Des logements qui n’ont profité « que partiellement aux ménages ciblés »

Il s’est avéré que cette importante production n’a profité que partiellement aux ménages ciblés, notamment ceux habitant dans les bidonvilles et dans les HMR, explique le rapport. Ceci pourrait s’expliquer par plusieurs raisons: l’absence d’études préalables au lancement des dispositifs de logement, des finalités mal définies et des incohérences en ce qui concerne la complémentarité avec les autres programmes d’habitat, ainsi que par des difficultés liées à l’exploitation du foncier et au manque de maitrise des partenariats public-privé.

A propos du fonds FSHIU, il a été constaté l’absence d’une stratégie propre pour sa gestion et que son fonctionnement dépend des programmes des différents gouvernements et des orientations des lois de finances. Il a été noté aussi la forte dépendance des projets de l’octroi des subventions du Fonds, ainsi que le non-recouvrement de l’ensemble des avances échues accordées par le Fonds aux opérateurs pour l’équipement et l’aménagement des terrains.

Tout en soulignant l’importance des réalisations en matière de lutte contre l’habitat insalubre dans ses différentes formes, la Cour estime que les interventions dans ce domaine nécessitent des synergies plus fortes entre le Département de l’Habitat et les autres intervenants publics concernés (région, communes, autorités locales, services déconcentrés de l’Habitat…).
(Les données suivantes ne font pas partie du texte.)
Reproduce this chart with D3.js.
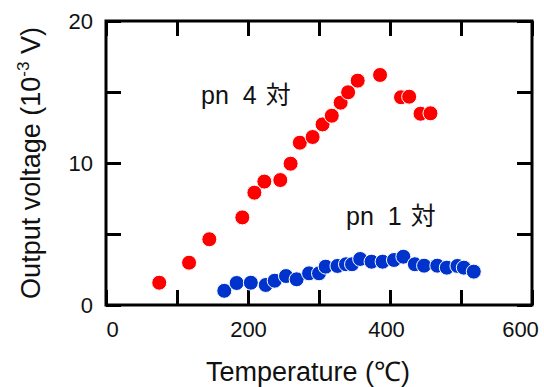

En vue de dépasser les insuffisances relevées, la Cour a énoncé plusieurs recommandations: améliorer les phases de ciblage des interventions et des populations bénéficiaires; mieux identifier les besoins; renforcer les mécanismes de prévention contre la genèse de la prolifération de l’habitat insalubre avec notamment les nouvelles techniques (exemple: drone de surveillance); adopter une démarche intégrée de développement humain (inclusion des problématiques sociales et économiques au-delà du logement); redynamiser le rôle (trop souvent limité à l’aspect de gestion financière) d’encadrement du département chargé de l’Habitat et de ses services déconcentrés.